'''

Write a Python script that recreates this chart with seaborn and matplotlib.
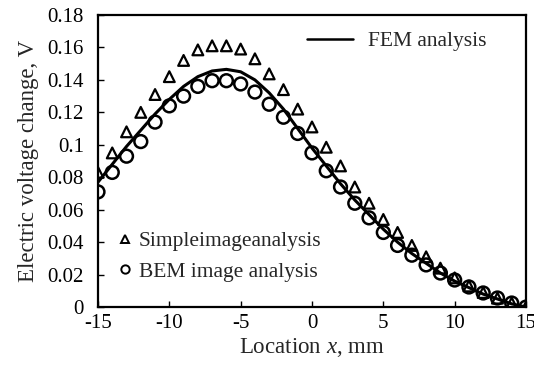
import matplotlib
matplotlib.use("Agg")
import matplotlib.pyplot as plt
import numpy as np
import pandas as pd
import seaborn as sns
from matplotlib.lines import Line2D
from matplotlib.ticker import FuncFormatter

# location along the crack, mm
location = list(range(-15, 16))

fem = [0.077, 0.088, 0.099, 0.109, 0.119, 0.128, 0.136, 0.142, 0.1455, 0.1465,
       0.145, 0.140, 0.132, 0.122, 0.110, 0.098, 0.087, 0.076, 0.066, 0.057,
       0.048, 0.040, 0.033, 0.027, 0.021, 0.016, 0.012, 0.008, 0.005, 0.002, 0.0]

simple_image = [0.083, 0.095, 0.108, 0.120, 0.131, 0.142, 0.152, 0.1585, 0.161, 0.161,
                0.159, 0.153, 0.1437, 0.134, 0.122, 0.111, 0.0985, 0.087, 0.074, 0.064,
                0.054, 0.046, 0.038, 0.031, 0.024, 0.018, 0.013, 0.009, 0.0055, 0.0025, 0.0]

bem_image = [0.071, 0.083, 0.093, 0.102, 0.114, 0.124, 0.130, 0.136, 0.1395, 0.1395,
             0.1375, 0.1325, 0.125, 0.117, 0.107, 0.095, 0.084, 0.074, 0.064, 0.055,
             0.046, 0.038, 0.032, 0.026, 0.021, 0.0167, 0.0124, 0.0087, 0.0056, 0.0025, 0.0]

df = pd.DataFrame({"x": location, "fem": fem, "simple": simple_image, "bem": bem_image})

sns.set_style("ticks")
plt.rcParams["font.family"] = ["Liberation Serif", "DejaVu Serif"]
plt.rcParams["mathtext.fontset"] = "custom"
plt.rcParams["mathtext.rm"] = "Liberation Serif"
plt.rcParams["mathtext.it"] = "Liberation Serif:italic"
plt.rcParams["axes.unicode_minus"] = False

fig = plt.figure(figsize=(5.34, 3.70), dpi=100)
ax = fig.add_axes([0.1835, 0.170, 0.8015, 0.7895])

sns.lineplot(data=df, x="x", y="fem", ax=ax, color="black", linewidth=2.2)
sns.scatterplot(data=df, x="x", y="simple", ax=ax, marker="^", s=60,
                facecolors="none", edgecolor="black", linewidth=1.6, zorder=3)
sns.scatterplot(data=df, x="x", y="bem", ax=ax, marker="o", s=85,
                facecolors="none", edgecolor="black", linewidth=1.8, zorder=4)

ax.set_xlim(-15, 15)
ax.set_ylim(0, 0.18)
ax.set_xticks(range(-15, 16, 5))
ax.set_yticks(np.arange(0, 0.181, 0.02))
ax.yaxis.set_major_formatter(FuncFormatter(lambda v, p: f"{round(v, 2):g}"))
ax.tick_params(direction="in", length=4, width=1, labelsize=15, colors="black")
ax.tick_params(axis="y", pad=10)
ax.tick_params(axis="x", pad=5)
for sp in ax.spines.values():
    sp.set_linewidth(1.6)
    sp.set_color("black")

ax.set_xlabel("Location $x$, mm", fontsize=16.5, labelpad=2)
ax.set_ylabel("Electric voltage change, V", fontsize=16.5, labelpad=6)

fem_handle = [Line2D([], [], color="black", linewidth=1.8)]
leg1 = ax.legend(fem_handle, ["FEM analysis"], loc="upper left", frameon=False,
                 fontsize=15.5, handlelength=2.14, handletextpad=0.7,
                 borderpad=0, borderaxespad=0, bbox_to_anchor=(0.488, 0.945))
ax.add_artist(leg1)

marker_handles = [
    Line2D([], [], linestyle="", marker="^", markersize=6, markerfacecolor="none",
           markeredgecolor="black", markeredgewidth=1.4),
    Line2D([], [], linestyle="", marker="o", markersize=6, markerfacecolor="none",
           markeredgecolor="black", markeredgewidth=1.4),
]
ax.legend(marker_handles, ["Simpleimageanalysis", "BEM image analysis"],
          loc="upper left", frameon=False, fontsize=15.5, handlelength=1.0,
          handletextpad=0.15, labelspacing=0.49, borderpad=0, borderaxespad=0,
          bbox_to_anchor=(0.037, 0.26))

fig.savefig("out.png", dpi=100)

'''

WHAT IS REQUIRED —
All of the lines above should be printed exactly, minus the pictures.

FINISHED ANSWER —
Write a Python script that recreates this chart with seaborn and matplotlib.
import matplotlib
matplotlib.use("Agg")
import matplotlib.pyplot as plt
import numpy as np
import pandas as pd
import seaborn as sns
from matplotlib.lines import Line2D
from matplotlib.ticker import FuncFormatter

# location along the crack, mm
location = list(range(-15, 16))

fem = [0.077, 0.088, 0.099, 0.109, 0.119, 0.128, 0.136, 0.142, 0.1455, 0.1465,
       0.145, 0.140, 0.132, 0.122, 0.110, 0.098, 0.087, 0.076, 0.066, 0.057,
       0.048, 0.040, 0.033, 0.027, 0.021, 0.016, 0.012, 0.008, 0.005, 0.002, 0.0]

simple_image = [0.083, 0.095, 0.108, 0.120, 0.131, 0.142, 0.152, 0.1585, 0.161, 0.161,
                0.159, 0.153, 0.1437, 0.134, 0.122, 0.111, 0.0985, 0.087, 0.074, 0.064,
                0.054, 0.046, 0.038, 0.031, 0.024, 0.018, 0.013, 0.009, 0.0055, 0.0025, 0.0]

bem_image = [0.071, 0.083, 0.093, 0.102, 0.114, 0.124, 0.130, 0.136, 0.1395, 0.1395,
             0.1375, 0.1325, 0.125, 0.117, 0.107, 0.095, 0.084, 0.074, 0.064, 0.055,
             0.046, 0.038, 0.032, 0.026, 0.021, 0.0167, 0.0124, 0.0087, 0.0056, 0.0025, 0.0]

df = pd.DataFrame({"x": location, "fem": fem, "simple": simple_image, "bem": bem_image})

sns.set_style("ticks")
plt.rcParams["font.family"] = ["Liberation Serif", "DejaVu Serif"]
plt.rcParams["mathtext.fontset"] = "custom"
plt.rcParams["mathtext.rm"] = "Liberation Serif"
plt.rcParams["mathtext.it"] = "Liberation Serif:italic"
plt.rcParams["axes.unicode_minus"] = False

fig = plt.figure(figsize=(5.34, 3.70), dpi=100)
ax = fig.add_axes([0.1835, 0.170, 0.8015, 0.7895])

sns.lineplot(data=df, x="x", y="fem", ax=ax, color="black", linewidth=2.2)
sns.scatterplot(data=df, x="x", y="simple", ax=ax, marker="^", s=60,
                facecolors="none", edgecolor="black", linewidth=1.6, zorder=3)
sns.scatterplot(data=df, x="x", y="bem", ax=ax, marker="o", s=85,
                facecolors="none", edgecolor="black", linewidth=1.8, zorder=4)

ax.set_xlim(-15, 15)
ax.set_ylim(0, 0.18)
ax.set_xticks(range(-15, 16, 5))
ax.set_yticks(np.arange(0, 0.181, 0.02))
ax.yaxis.set_major_formatter(FuncFormatter(lambda v, p: f"{round(v, 2):g}"))
ax.tick_params(direction="in", length=4, width=1, labelsize=15, colors="black")
ax.tick_params(axis="y", pad=10)
ax.tick_params(axis="x", pad=5)
for sp in ax.spines.values():
    sp.set_linewidth(1.6)
    sp.set_color("black")

ax.set_xlabel("Location $x$, mm", fontsize=16.5, labelpad=2)
ax.set_ylabel("Electric voltage change, V", fontsize=16.5, labelpad=6)

fem_handle = [Line2D([], [], color="black", linewidth=1.8)]
leg1 = ax.legend(fem_handle, ["FEM analysis"], loc="upper left", frameon=False,
                 fontsize=15.5, handlelength=2.14, handletextpad=0.7,
                 borderpad=0, borderaxespad=0, bbox_to_anchor=(0.488, 0.945))
ax.add_artist(leg1)

marker_handles = [
    Line2D([], [], linestyle="", marker="^", markersize=6, markerfacecolor="none",
           markeredgecolor="black", markeredgewidth=1.4),
    Line2D([], [], linestyle="", marker="o", markersize=6, markerfacecolor="none",
           markeredgecolor="black", markeredgewidth=1.4),
]
ax.legend(marker_handles, ["Simpleimageanalysis", "BEM image analysis"],
          loc="upper left", frameon=False, fontsize=15.5, handlelength=1.0,
          handletextpad=0.15, labelspacing=0.49, borderpad=0, borderaxespad=0,
          bbox_to_anchor=(0.037, 0.26))

fig.savefig("out.png", dpi=100)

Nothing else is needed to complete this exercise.